** START OF Recorded information **

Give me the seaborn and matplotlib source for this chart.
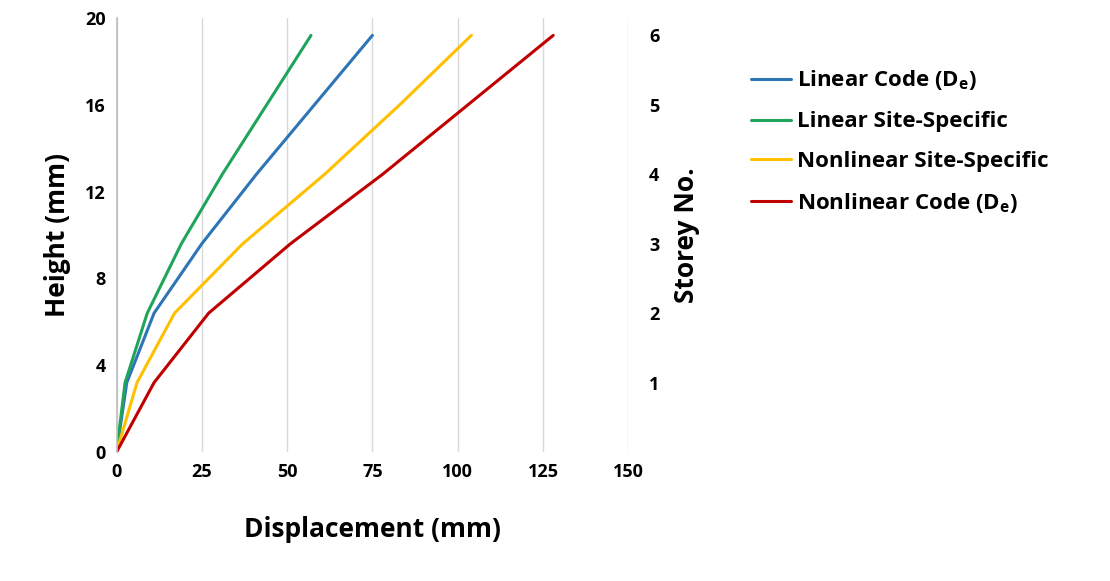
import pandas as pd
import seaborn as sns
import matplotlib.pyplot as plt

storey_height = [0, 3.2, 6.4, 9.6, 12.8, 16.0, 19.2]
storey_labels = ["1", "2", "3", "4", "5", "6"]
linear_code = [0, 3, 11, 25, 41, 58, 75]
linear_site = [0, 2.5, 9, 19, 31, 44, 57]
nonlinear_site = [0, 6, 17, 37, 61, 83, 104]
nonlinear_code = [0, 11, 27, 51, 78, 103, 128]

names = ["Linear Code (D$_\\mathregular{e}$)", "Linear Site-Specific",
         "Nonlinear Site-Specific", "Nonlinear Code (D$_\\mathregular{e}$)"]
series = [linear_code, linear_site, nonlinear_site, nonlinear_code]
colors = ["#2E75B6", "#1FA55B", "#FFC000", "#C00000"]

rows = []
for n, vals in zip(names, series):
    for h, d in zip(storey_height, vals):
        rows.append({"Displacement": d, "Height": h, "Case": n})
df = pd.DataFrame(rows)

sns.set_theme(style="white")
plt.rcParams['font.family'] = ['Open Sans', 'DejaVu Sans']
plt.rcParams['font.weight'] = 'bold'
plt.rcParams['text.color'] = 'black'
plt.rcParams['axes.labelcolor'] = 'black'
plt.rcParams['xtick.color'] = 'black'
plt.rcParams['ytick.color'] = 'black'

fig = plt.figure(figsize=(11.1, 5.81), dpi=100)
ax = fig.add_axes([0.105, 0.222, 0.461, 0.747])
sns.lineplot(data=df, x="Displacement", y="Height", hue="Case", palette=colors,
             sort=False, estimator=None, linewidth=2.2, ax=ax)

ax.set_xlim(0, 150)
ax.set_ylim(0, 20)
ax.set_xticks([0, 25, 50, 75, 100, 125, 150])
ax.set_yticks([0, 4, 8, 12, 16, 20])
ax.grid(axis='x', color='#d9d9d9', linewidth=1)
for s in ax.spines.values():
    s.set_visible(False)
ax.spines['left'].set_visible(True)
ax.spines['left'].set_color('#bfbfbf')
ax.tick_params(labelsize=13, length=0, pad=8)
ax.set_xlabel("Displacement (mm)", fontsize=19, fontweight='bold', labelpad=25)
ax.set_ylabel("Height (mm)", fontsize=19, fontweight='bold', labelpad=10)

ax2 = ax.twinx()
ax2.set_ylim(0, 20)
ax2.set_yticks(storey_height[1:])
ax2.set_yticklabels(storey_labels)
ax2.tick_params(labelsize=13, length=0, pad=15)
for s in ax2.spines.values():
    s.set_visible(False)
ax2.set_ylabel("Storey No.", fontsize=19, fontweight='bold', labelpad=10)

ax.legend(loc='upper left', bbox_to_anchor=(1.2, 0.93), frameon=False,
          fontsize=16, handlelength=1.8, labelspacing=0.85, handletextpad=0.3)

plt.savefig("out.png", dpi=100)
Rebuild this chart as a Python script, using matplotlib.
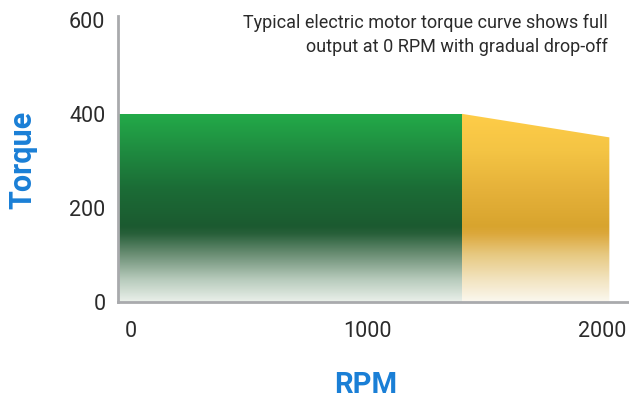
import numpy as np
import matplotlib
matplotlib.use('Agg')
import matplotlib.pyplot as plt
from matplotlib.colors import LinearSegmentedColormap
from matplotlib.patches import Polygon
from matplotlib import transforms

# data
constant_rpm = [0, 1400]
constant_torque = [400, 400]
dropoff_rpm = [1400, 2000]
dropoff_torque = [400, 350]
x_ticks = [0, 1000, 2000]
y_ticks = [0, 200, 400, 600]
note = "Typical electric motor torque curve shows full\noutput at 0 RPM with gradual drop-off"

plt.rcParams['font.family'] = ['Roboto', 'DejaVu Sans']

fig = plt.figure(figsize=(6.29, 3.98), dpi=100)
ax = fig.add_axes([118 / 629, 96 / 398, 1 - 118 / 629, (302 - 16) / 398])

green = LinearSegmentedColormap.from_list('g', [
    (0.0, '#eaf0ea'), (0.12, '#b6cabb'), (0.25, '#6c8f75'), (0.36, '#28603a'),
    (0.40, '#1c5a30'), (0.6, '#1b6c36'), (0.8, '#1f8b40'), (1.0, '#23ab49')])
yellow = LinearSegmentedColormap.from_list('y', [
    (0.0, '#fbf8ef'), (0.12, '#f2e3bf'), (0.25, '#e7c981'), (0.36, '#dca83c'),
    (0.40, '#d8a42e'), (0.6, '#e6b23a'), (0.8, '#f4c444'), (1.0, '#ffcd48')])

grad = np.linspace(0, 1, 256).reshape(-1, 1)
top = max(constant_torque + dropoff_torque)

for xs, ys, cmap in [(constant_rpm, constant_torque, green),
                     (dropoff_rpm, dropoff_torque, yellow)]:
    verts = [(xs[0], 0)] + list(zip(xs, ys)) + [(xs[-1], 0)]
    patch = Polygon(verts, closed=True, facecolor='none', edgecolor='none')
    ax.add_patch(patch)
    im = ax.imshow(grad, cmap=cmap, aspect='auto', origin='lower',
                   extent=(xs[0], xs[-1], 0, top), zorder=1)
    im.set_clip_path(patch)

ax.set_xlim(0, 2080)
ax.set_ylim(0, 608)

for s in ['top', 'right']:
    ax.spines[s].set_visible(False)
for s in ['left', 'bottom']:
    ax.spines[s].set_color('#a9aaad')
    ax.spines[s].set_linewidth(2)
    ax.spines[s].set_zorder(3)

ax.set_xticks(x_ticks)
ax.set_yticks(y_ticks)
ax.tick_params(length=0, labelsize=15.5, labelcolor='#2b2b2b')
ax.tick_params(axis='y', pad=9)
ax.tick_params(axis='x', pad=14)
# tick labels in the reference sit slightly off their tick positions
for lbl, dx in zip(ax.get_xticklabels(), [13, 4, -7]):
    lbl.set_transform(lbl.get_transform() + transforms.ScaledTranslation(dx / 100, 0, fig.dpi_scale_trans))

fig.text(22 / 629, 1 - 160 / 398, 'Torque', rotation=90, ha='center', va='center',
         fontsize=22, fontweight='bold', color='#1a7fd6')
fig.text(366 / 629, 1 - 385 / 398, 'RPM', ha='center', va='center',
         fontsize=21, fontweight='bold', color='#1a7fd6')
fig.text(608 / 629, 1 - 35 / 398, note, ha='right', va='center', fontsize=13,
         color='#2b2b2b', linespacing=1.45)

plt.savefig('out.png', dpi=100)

** END OF Recorded information **

## [What you should do]
Exactly as they stand, quote the lines beginning with the one that contains "Rebuild this chart" and ending with the one that contains "from matplotlib import transforms", with no pictures.

## [The solution]
Rebuild this chart as a Python script, using matplotlib.
import numpy as np
import matplotlib
matplotlib.use('Agg')
import matplotlib.pyplot as plt
from matplotlib.colors import LinearSegmentedColormap
from matplotlib.patches import Polygon
from matplotlib import transforms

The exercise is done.